I obtained my PhD in geochemistry in December 2018 under the mentorship of Roberta Rudnick at the University of California Santa Barbara. My research revolved around molybdenum and other questionably chalcophile elements and their use as geochemical proxies for understanding how the composition of the continental crust and atmosphere have evolved over time. As I finished my PhD I had a choice between an academic post-doc and a staff scientist position at a national lab. I decided to take the leap and started as a R&D radio(geo)chemist at Oak Ridge National Laboratory in January 2019. At ORNL I work in the Fuel Cycle Chemistry Research Group where I conduct research covering all aspects of the nuclear fuel cycle: from mining, to fuel fabrication and reprocessing, and ultimately to long term geologic disposal. While I had a steep learning curve in this new position, my background as a geochemist prepared me with the laboratory and problem solving skillset I needed for the career transition.
My vision for the board of the Geochemical Society is to introduce early career geochemists to careers outside of traditional academia. I believe that the versatility of geochemists can be leveraged into a multitude of government and industry careers that sit on the fringe of “traditional” academic geochemistry. This is beneficial to academic geochemists in addition to rising students who are looking for a fulfilling career. By expanding the geochemist workforce into other fields, we can leverage partnerships with current geochemistry labs in universities. Often in my job I get asked “do you know someone who could do X analysis?” and I answer “yes – they are a geochemist at Y university”. This partnership is cyclical: sending more geochemists into industry can help expand funding sources for academics in addition to expanding career options for current students.
As the number of geochemistry PhDs graduating each year grows, alternative career options need to be considered. On the Geochemical Society board I could use my position as a R&D scientist at a national laboratory to promote industry and government careers to early career researchers. This could include hosting workshops to tailor a resume and cover letter for a non-academic position, starting a “geochemists in national labs” highlight series (there are dozens of us!), and working with national laboratories and industry partners to add “geochemistry” in the degree field on relevant job listings to make job seekers’ search easier.
LUCIEN NANA YOBO
Statement of Interest
I am currently a Visiting Assistant Professor at Texas A&M University (USA). Serving on the GS board will enable me to help the society achieve its goals and objectives, as well as afford me the opportunity to give back to the organization. I have held the position of board member for multiple local and national organizations, as well as serve on various university wide committees and student government association over the past twelve years. More recently, I served as national president of the Cameroonian Student Association in the US. During this time, I took part in various meetings and strategy sessions to help plan the annual meetings, grow, and increase member engagement within these various organizations.

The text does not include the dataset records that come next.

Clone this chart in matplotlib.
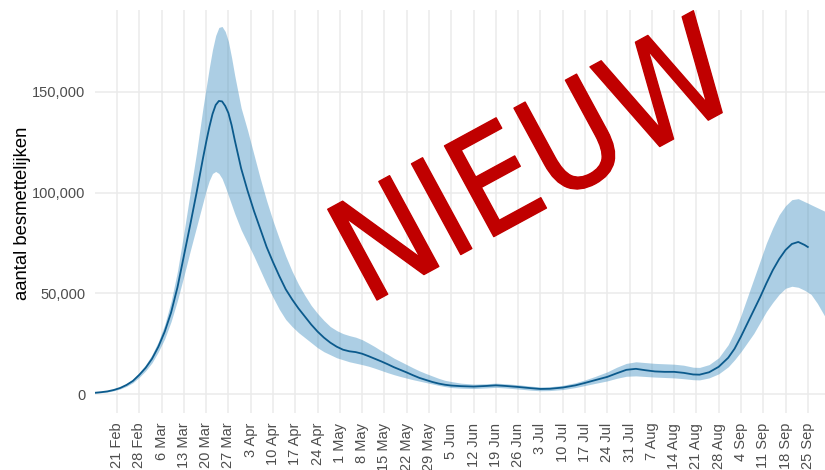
import numpy as np
import pandas as pd
import matplotlib
matplotlib.use("Agg")
import matplotlib.pyplot as plt
import matplotlib.dates as mdates
import matplotlib.patheffects as pe

nan = np.nan

# ---- data ----
dates = (
    ["2020-02-%02d" % d for d in [14, 16, 18, 20, 22, 24, 26, 28]]
    + ["2020-03-%02d" % d for d in [1, 3, 5, 7, 9, 11, 13, 15, 17, 19, 20, 21, 22, 23,
                                     24, 25, 26, 27, 28, 29, 31]]
    + ["2020-04-%02d" % d for d in [2, 4, 6, 8, 10, 12, 14, 16, 18, 20, 22, 24, 26, 28, 30]]
    + ["2020-05-%02d" % d for d in [2, 4, 6, 8, 10, 12, 14, 16, 18, 20, 22, 24, 26, 28, 30]]
    + ["2020-06-%02d" % d for d in [1, 3, 5, 8, 12, 16, 19, 22, 26, 30]]
    + ["2020-07-%02d" % d for d in [3, 6, 10, 14, 17, 20, 24, 27, 30]]
    + ["2020-08-%02d" % d for d in [2, 5, 8, 11, 14, 17, 20, 22, 25, 28, 31]]
    + ["2020-09-%02d" % d for d in [2, 4, 6, 8, 10, 12, 14, 16, 18, 20, 22, 24, 25, 26, 28, 30]]
    + ["2020-10-02"]
)

estimate = [
    600, 900, 1300, 2000, 3000, 4500, 6500, 9500,
    13000, 17500, 23500, 31000, 40500, 53000, 68500, 84000, 100000, 117000, 125000,
    132500, 139000, 143500, 145500, 145300, 143000, 139500, 133500, 126000, 112000,
    101000, 91000, 82000, 73000, 65500, 58500, 52000, 47000, 42500, 38500, 34500,
    31000, 28000, 25500, 23500,
    22000, 21200, 20800, 20000, 18800, 17500, 16200, 14800, 13300, 12000, 10700,
    9300, 8000, 7000, 6000,
    5200, 4600, 4200, 3900, 3700, 4000, 4300, 4000, 3500, 2900,
    2500, 2600, 3200, 4300, 5500, 6800, 8500, 10300, 12000,
    12500, 11800, 11200, 11000, 11000, 10500, 9700, 9600, 10800, 13500, 18000,
    22500, 28500, 35000, 41500, 48000, 55000, 61500, 67000, 71500, 74500, 75500,
    74000, 73000, nan, nan, nan,
    nan,
]

lower = [
    400, 650, 1000, 1600, 2500, 3800, 5600, 8300,
    11500, 15500, 21000, 27500, 36000, 46500, 58500, 71000, 83000, 95000, 101000,
    106000, 109500, 110500, 109500, 107000, 103000, 98500, 94000, 89500, 81500,
    75000, 68500, 61500, 54500, 48000, 42000, 37000, 33500, 30500, 28000, 25500,
    23000, 21000, 19500, 18000,
    17000, 16000, 15300, 14600, 13800, 12800, 11700, 10600, 9600, 8700, 7900,
    7100, 6400, 5700, 5000,
    4300, 3700, 3200, 2900, 2700, 3000, 3300, 3000, 2500, 1900,
    1600, 1700, 2200, 3200, 4200, 5200, 6500, 7800, 8800,
    9000, 8700, 8400, 8200, 8000, 7600, 7100, 7000, 8000, 10000, 13500,
    17000, 21000, 25500, 30000, 35500, 41000, 45500, 49500, 52500, 53500, 53000,
    51500, 50500, 49500, 45000, 39500,
    34000,
]

upper = [
    800, 1150, 1600, 2400, 3500, 5200, 7400, 10700,
    14500, 19500, 26000, 34500, 46000, 61000, 80000, 100000, 120000, 142000, 152000,
    162000, 171000, 178000, 182000, 182500, 180000, 175000, 167000, 158000, 142000,
    131000, 119000, 107000, 96000, 86000, 77000, 68500, 61000, 54500, 49000, 44000,
    40000, 36500, 33500, 31500,
    30000, 29000, 28200, 27000, 25300, 23500, 21500, 19700, 17800, 16200, 14600,
    13000, 11500, 10200, 9000,
    7800, 6800, 6200, 5400, 4900, 5100, 5400, 5100, 4600, 3900,
    3500, 3600, 4300, 5600, 7000, 8600, 11000, 13300, 15200,
    16000, 15600, 15200, 15000, 14800, 14300, 13300, 13200, 14600, 18000, 24500,
    31000, 39000, 48000, 57000, 66000, 75000, 82500, 89000, 93500, 96500, 97000,
    95500, 94800, 94000, 92500, 91000,
    89500,
]

y_ticks = [0, 50000, 100000, 150000]
y_tick_labels = ["0", "50,000", "100,000", "150,000"]
tick_dates = pd.date_range("2020-02-21", "2020-09-25", freq="7D")
tick_labels = [f"{d.day} {d.strftime('%b')}" for d in tick_dates]
y_label = "aantal besmettelijken"
stamp = "NIEUW"

# ---- figure ----
plt.rcParams['font.family'] = ['Liberation Sans', 'DejaVu Sans']
W, H = 825, 470
fig = plt.figure(figsize=(W / 100, H / 100), dpi=100)
ax = fig.add_axes([95 / W, 57 / H, 730 / W, 403 / H])

x = pd.to_datetime(dates)
ax.fill_between(x, lower, upper, color="#3a8cbf", alpha=0.42, linewidth=0, zorder=2)
ax.plot(x, estimate, color="#0b5a8c", linewidth=1.3, zorder=3)

x0 = mdates.date2num(pd.Timestamp("2020-02-21")) - 6.91
x1 = mdates.date2num(pd.Timestamp("2020-02-21")) + 222.4
ax.set_xlim(x0, x1)
ax.set_ylim(-9434, 190670)

ax.set_xticks(tick_dates)
ax.set_xticklabels(tick_labels, rotation=90, fontsize=10.5, color="#4d4d4d")
ax.set_yticks(y_ticks)
ax.set_yticklabels(y_tick_labels, fontsize=10.5, color="#4d4d4d")
ax.tick_params(axis="both", length=0)
ax.tick_params(axis="x", pad=7)
ax.tick_params(axis="y", pad=7)

ax.grid(True, color="#ebebeb", linewidth=1.1, zorder=0)
ax.set_axisbelow(True)
for s in ax.spines.values():
    s.set_visible(False)

fig.text(23 / W, 1 - 213 / H, y_label, rotation=90, fontsize=13.3,
         color="black", ha="center", va="center")

fig.text(366 / W, 1 - 306 / H, stamp, rotation=28.5, rotation_mode="anchor",
         ha="left", va="baseline", fontsize=102, color="#c00000",
         family=["DejaVu Sans"], fontstretch="condensed", fontweight="normal",
         zorder=10,
         path_effects=[pe.withStroke(linewidth=1.0, foreground="#c00000",
                                     joinstyle="round", capstyle="round")])

fig.savefig("out.png", dpi=100)
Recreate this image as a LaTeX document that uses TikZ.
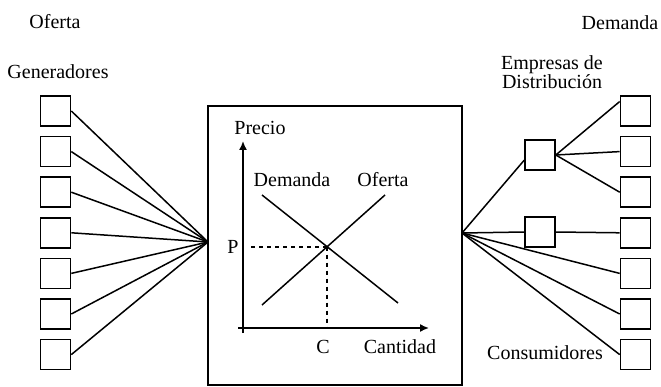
\documentclass[tikz,border=0pt]{standalone}
\usepackage{fontspec}
\setmainfont{Liberation Serif}
\usetikzlibrary{arrows.meta,calc}
\tikzset{
    bloque/.style={rectangle,draw,line width=1.6pt,minimum size=30pt,inner sep=0pt},
    mercado/.style={rectangle,draw,line width=1.6pt,minimum width=254pt,minimum height=279pt,inner sep=0pt},
    enlace/.style={line width=1.5pt},
    eje/.style={line width=1.6pt,-{Latex[length=9pt,width=8pt]}},
    guia/.style={line width=1.6pt,dash pattern=on 4pt off 4pt},
    rotulo/.style={font=\fontsize{20}{19}\selectfont,inner sep=0pt},
}
\begin{document}
\begin{tikzpicture}[x=1pt,y=-1pt]
\useasboundingbox (0,0) rectangle (661,387);
% Oferta: generadores
\node[rotulo] (oferta) at (55,22) {Oferta};
\node[rotulo] (gen) at (58,72) {Generadores};
\foreach \i in {1,...,7}
  \node[bloque] (g\i) at (55.5,{111+40.6*(\i-1)}) {};

% Mercado
\node[mercado] (mer) at (335,245.5) {};
\coordinate (entra) at (208,242);
\coordinate (sale) at (462,233);
\foreach \i in {1,...,7}
  \draw[enlace] (g\i.east) -- (entra);

% Curvas de oferta y demanda
\coordinate (xa) at (238,328);
\coordinate (xb) at (429,328);
\coordinate (ya) at (243,333);
\coordinate (yb) at (243,141);
\coordinate (d1) at (262,195);
\coordinate (d2) at (398,303);
\coordinate (s1) at (262,305);
\coordinate (s2) at (385,195);
\coordinate (eq) at (intersection of d1--d2 and s1--s2);
\draw[eje] (xa) -- (xb);
\draw[eje] (ya) -- (yb);
\draw[enlace] (d1) -- (d2);
\draw[enlace] (s1) -- (s2);
\draw[guia] ($(yb |- eq)+(8,0)$) -- (eq);
\draw[guia] (eq) -- (eq |- xa);
\node[rotulo] (precio) at (260,128) {Precio};
\node[rotulo] (lbd) at (292,180) {Demanda};
\node[rotulo] (lbo) at (383,180) {Oferta};
\node[rotulo] (p) at (233,247) {P};
\node[rotulo] (c) at (323,347) {C};
\node[rotulo] (cant) at (400,347) {Cantidad};

% Demanda: distribuidoras y consumidores
\node[rotulo] (demanda) at (620,23) {Demanda};
\node[rotulo,align=center] (emp) at (552,72.5) {Empresas de\\Distribución};
\node[bloque] (e1) at (540,155) {};
\node[bloque] (e2) at (540,232) {};
\foreach \i in {1,...,7}
  \node[bloque] (k\i) at (635.5,{111+40.6*(\i-1)}) {};
\node[rotulo] (cons) at (545,353) {Consumidores};

\draw[enlace] (sale) -- ($(e1.west)!0.33!(e1.south west)$);
\draw[enlace] (sale) -- (e2.west);
\foreach \i in {5,6,7}
  \draw[enlace] (sale) -- (k\i.west);
\draw[enlace] (e1.east) -- ($(k1.west)!0.6!(k1.north west)$);
\draw[enlace] (e1.east) -- (k2.west);
\draw[enlace] (e1.east) -- (k3.west);
\draw[enlace] (e2.east) -- (k4.west);
\end{tikzpicture}
\end{document}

Also, while a graduate student at the University of Houston, I served as the chair of the graduate student body in my department. One aspect of this position is participation in recruiting and retaining students of color within the department programs. To this effort, I organized the first diversity town hall forum in the department. This event provided an opportunity for faculty and students to come together to dialogue about the issues of diversity, inclusion and steps that should be taken to improve the "climate" in the department. During these discussions, one student of color remarked "I never thought someone was interested in hearing and knowing how I felt".
I have administrative experience and excellent leadership skills that I would like to use for the GS. I can help
create and implement new projects that will enhance the engagement of members especially those from
minority backgrounds and low-income countries. I am confident that I have the skills and experience to serve in this position and to be of great benefit to the GS board and its membership if given the opportunity.